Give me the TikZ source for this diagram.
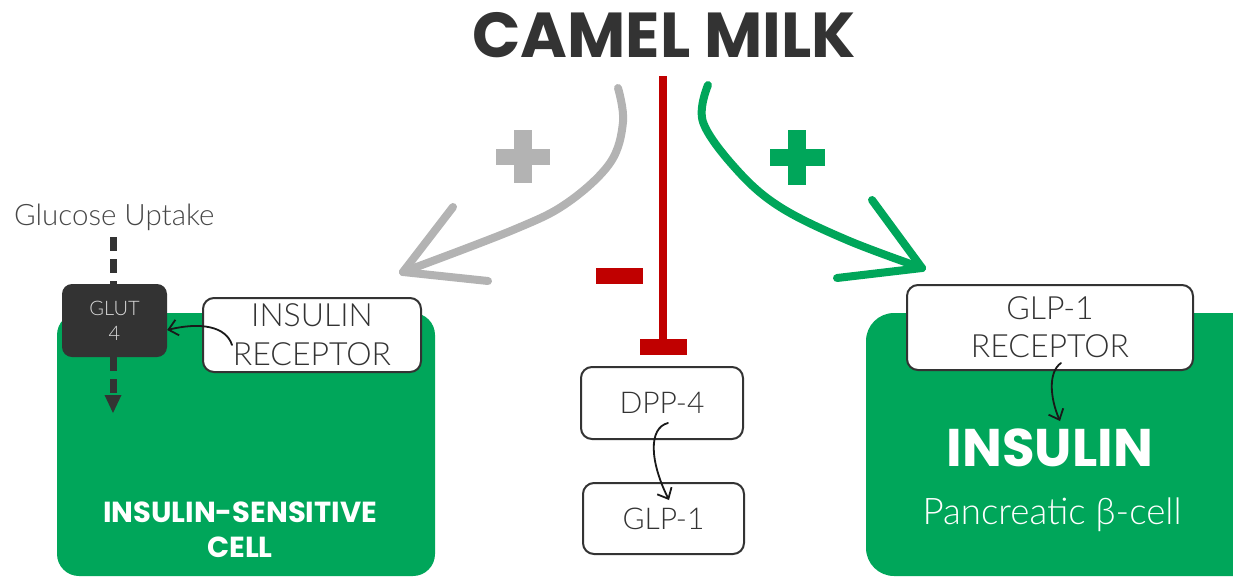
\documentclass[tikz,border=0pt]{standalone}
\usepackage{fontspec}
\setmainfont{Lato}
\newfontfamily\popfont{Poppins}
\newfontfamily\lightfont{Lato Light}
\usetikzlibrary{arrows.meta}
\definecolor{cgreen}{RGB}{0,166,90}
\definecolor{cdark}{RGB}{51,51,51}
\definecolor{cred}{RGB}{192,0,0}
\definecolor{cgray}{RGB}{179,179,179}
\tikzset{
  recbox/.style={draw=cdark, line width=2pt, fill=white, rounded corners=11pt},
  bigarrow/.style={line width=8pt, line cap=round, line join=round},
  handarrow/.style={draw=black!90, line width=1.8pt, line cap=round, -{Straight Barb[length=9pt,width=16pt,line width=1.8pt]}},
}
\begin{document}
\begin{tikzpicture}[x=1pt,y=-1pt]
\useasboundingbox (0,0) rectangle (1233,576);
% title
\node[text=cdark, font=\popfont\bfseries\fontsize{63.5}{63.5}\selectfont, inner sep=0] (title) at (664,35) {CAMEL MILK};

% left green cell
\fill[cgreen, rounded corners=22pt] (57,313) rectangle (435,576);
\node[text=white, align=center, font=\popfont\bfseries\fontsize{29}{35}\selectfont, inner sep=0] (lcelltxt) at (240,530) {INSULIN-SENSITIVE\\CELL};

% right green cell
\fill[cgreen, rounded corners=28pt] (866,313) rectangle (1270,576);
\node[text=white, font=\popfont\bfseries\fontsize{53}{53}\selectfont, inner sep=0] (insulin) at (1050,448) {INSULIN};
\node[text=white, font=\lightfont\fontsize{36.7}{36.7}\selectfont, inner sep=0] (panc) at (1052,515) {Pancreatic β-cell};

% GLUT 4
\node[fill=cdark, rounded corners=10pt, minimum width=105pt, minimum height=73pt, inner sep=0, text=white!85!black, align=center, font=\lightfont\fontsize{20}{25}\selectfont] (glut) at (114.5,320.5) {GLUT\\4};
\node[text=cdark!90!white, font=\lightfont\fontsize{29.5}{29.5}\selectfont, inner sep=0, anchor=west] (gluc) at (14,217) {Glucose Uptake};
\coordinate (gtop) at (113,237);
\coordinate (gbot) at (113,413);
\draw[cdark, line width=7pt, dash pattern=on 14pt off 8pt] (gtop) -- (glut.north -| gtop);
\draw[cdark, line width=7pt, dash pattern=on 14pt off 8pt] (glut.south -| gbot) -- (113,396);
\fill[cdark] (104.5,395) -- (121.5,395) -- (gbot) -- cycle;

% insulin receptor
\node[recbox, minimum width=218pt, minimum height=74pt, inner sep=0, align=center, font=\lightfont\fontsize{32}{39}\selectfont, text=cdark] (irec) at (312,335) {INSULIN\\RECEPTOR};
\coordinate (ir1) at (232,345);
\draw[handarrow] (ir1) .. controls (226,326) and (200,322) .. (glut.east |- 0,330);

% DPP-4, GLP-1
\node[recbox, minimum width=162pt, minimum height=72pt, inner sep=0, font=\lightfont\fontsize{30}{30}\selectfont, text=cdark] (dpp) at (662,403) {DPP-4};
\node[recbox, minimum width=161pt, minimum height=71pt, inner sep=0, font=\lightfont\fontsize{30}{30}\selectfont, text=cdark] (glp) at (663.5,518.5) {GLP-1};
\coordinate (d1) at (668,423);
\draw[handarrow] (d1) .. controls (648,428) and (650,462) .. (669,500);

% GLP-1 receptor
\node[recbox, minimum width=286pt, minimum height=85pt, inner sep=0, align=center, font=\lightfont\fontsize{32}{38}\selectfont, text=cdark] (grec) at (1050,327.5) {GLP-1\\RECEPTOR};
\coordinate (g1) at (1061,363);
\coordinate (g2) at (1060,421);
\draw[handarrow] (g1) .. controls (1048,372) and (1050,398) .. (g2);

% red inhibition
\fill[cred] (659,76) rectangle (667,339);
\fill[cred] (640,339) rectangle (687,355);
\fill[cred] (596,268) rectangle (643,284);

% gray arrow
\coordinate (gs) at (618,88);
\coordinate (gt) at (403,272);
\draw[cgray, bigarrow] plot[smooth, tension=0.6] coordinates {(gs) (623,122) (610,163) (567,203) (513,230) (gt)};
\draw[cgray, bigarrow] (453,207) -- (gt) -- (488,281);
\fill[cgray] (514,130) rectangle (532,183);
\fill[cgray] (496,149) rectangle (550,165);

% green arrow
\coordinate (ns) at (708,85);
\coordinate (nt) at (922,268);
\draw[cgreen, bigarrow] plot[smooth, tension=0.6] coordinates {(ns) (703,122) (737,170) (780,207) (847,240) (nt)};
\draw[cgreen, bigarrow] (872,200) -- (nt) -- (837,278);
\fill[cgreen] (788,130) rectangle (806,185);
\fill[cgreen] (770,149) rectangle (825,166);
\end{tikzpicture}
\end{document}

────────────────────────────────────────

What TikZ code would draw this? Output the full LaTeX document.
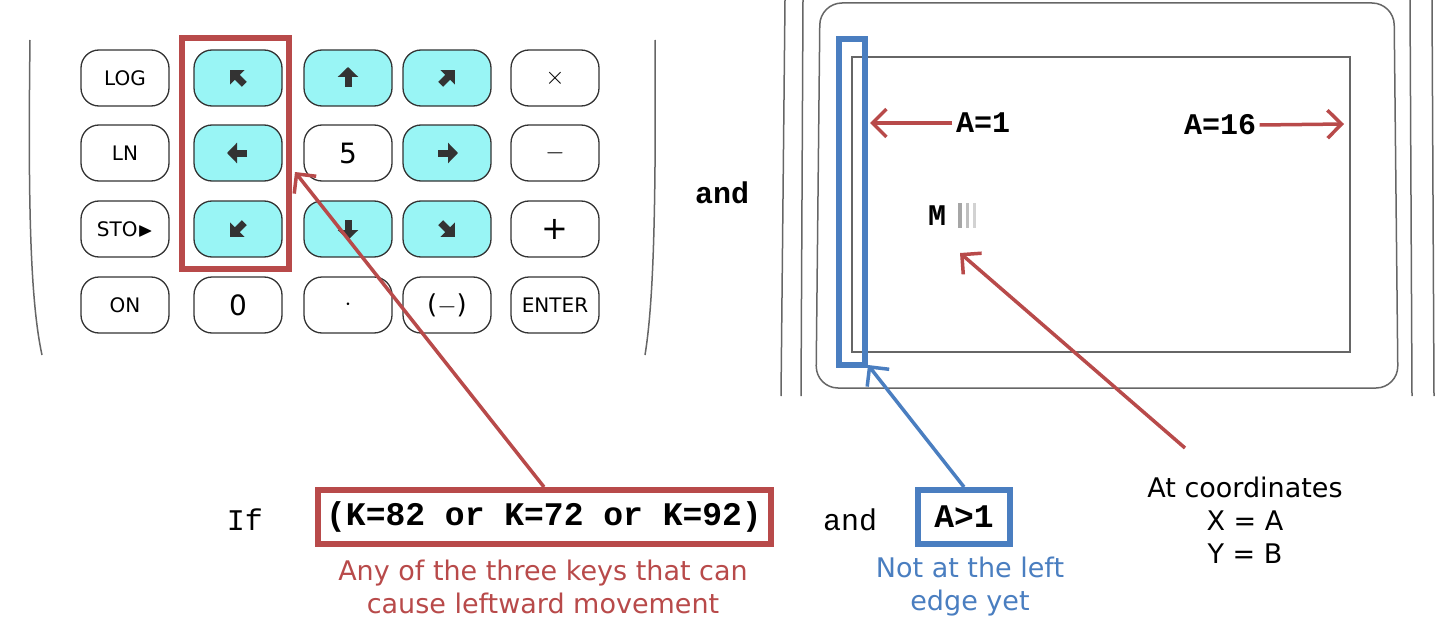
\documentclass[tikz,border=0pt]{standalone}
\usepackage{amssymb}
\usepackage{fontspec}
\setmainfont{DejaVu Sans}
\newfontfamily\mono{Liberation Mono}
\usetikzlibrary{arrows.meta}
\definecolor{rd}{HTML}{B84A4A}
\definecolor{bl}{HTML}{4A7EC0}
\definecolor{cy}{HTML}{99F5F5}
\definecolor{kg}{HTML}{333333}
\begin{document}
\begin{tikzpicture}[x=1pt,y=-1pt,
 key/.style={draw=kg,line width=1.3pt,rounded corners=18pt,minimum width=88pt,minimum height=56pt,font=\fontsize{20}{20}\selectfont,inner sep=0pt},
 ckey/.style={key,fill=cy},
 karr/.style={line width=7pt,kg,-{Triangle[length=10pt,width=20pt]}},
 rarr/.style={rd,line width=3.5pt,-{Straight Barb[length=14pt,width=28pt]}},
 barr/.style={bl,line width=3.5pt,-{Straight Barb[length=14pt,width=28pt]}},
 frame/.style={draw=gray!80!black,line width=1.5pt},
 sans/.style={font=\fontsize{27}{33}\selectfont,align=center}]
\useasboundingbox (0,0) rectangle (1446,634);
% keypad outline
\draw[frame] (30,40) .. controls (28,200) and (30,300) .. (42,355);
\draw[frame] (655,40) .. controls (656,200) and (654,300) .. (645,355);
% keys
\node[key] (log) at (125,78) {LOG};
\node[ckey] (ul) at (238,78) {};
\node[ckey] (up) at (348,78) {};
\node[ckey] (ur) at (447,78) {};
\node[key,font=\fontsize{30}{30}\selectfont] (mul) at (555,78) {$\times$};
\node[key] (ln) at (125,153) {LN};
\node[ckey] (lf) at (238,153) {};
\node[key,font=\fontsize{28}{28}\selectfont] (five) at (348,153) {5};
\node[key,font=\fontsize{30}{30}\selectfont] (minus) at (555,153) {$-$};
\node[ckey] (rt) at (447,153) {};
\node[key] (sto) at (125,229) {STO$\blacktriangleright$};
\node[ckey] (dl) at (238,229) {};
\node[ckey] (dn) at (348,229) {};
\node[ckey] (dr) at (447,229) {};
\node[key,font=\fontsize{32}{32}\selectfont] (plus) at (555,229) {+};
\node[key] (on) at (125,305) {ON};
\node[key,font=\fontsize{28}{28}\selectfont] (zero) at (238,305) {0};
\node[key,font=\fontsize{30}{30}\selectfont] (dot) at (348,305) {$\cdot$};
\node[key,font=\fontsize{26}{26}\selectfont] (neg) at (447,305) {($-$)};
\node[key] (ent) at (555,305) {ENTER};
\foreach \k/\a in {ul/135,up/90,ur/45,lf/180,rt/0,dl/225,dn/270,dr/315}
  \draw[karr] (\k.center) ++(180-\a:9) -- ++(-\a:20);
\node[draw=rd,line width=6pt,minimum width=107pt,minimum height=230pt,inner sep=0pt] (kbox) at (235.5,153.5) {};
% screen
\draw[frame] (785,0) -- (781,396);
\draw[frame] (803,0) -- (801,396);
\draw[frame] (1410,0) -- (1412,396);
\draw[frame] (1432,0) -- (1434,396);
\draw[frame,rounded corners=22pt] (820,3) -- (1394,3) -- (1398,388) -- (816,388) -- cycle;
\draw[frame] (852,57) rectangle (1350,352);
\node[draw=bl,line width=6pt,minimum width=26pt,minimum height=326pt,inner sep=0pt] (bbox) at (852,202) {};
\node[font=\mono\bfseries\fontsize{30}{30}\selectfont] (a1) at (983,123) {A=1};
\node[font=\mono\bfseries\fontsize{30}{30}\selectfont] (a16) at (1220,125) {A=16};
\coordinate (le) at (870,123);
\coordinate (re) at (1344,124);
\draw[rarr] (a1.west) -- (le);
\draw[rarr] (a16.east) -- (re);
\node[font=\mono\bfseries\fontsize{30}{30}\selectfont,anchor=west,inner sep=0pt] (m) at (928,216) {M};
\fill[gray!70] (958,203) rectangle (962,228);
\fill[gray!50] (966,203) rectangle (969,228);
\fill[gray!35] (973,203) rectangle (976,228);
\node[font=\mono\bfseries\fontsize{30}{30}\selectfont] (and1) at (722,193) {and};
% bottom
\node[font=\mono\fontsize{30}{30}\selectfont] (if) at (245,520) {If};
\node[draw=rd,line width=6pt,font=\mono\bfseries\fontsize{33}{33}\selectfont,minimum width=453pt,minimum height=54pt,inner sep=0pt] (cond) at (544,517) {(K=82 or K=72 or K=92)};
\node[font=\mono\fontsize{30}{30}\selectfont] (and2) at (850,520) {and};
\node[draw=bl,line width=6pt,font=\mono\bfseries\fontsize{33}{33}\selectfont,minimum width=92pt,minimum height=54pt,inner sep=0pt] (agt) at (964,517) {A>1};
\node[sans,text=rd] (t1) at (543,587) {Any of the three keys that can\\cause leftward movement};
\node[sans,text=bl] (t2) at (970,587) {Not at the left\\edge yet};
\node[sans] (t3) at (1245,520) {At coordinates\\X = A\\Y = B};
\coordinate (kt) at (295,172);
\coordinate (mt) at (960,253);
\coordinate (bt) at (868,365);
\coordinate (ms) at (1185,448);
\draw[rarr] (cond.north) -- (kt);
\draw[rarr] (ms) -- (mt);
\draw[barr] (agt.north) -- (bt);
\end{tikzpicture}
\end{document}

────────────────────────────────────────

## AIM
Going through the entries above, tally each line that has the word "this". Answer with the number only.

## REPLY TO THE TASK
2